Before people think I am on an ACCC-bashing exercise, I must state that I do not believe the ACCC deliberately intend to let these products enter the marketplace. Frankly, no-one can examine everything that comes into this country; that would be a physical impossibility. In fact, I doubt the ACCC or Standards Australia have ever been adequately resourced. Nevertheless, even though I do understand how it comes about, that does not mean I approve of the way these investigations are handled.
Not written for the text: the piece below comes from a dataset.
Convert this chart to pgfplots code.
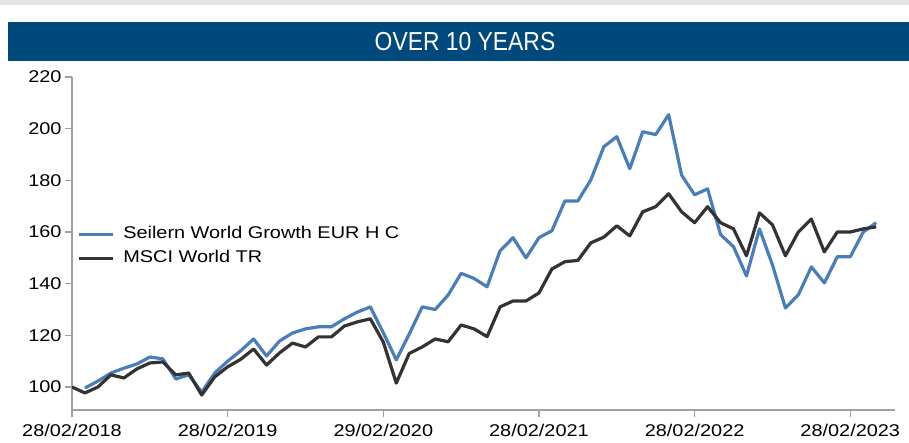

In the end, though, the buck must stop with the government, whether this or the previous one. Consistently Australian governments have failed to ensure Australian standards are being met and Australian industry and consumers being are protected from substandard imported products that have taken everything from Australian jobs to Australian lives. This government has said it 'will consider the strengthening of these measures'. Now we have an opportunity to take a different approach to this and other problems associated with imports. The Prime Minister has already stated that he is giving top priority to the completion of a free trade agreement with China and with numerous other countries through the Trans-Pacific Partnership. So now is a good time to start toughening up our stance when it comes to Australian standards.

Simply put, every trade agreement signed between Australia and any other nation or nations should put the responsibility for conformity with Australian standards back on to the exporting company. While we cannot expect that every product exported to Australia will meet Australian standards, the exporter must ensure and guarantee that their product will not be used or onsold until it meets with the appropriate Australian standards.

At present any product brought in may be expected to meet Australian standards before being used but all the onus is on the importer and far too many times importers fail to bring these products up to standard. They fold up, move on and the consumer is left with no recourse to recover damages. In the meantime the original exporter simply supplies their product to another importer and the cycle continues.

By insisting the exporter guarantee their product meets Australian standards before sale or use they will be more inclined to verify that the importer is reputable and unlikely to cause them loss. As well, should an exporter fail to guarantee their product they would be in breach of our trade agreement and can be refused permission to trade until they comply with that requirement. Local manufacturers and suppliers, as well as reputable importers, would benefit from a decrease in the amount of non-conforming product on the market and an increase in the integrity of their competition.

As I said at the start, this bill is not the whole answer but I believe it goes a small way towards improving the situation. I urge senators to support it.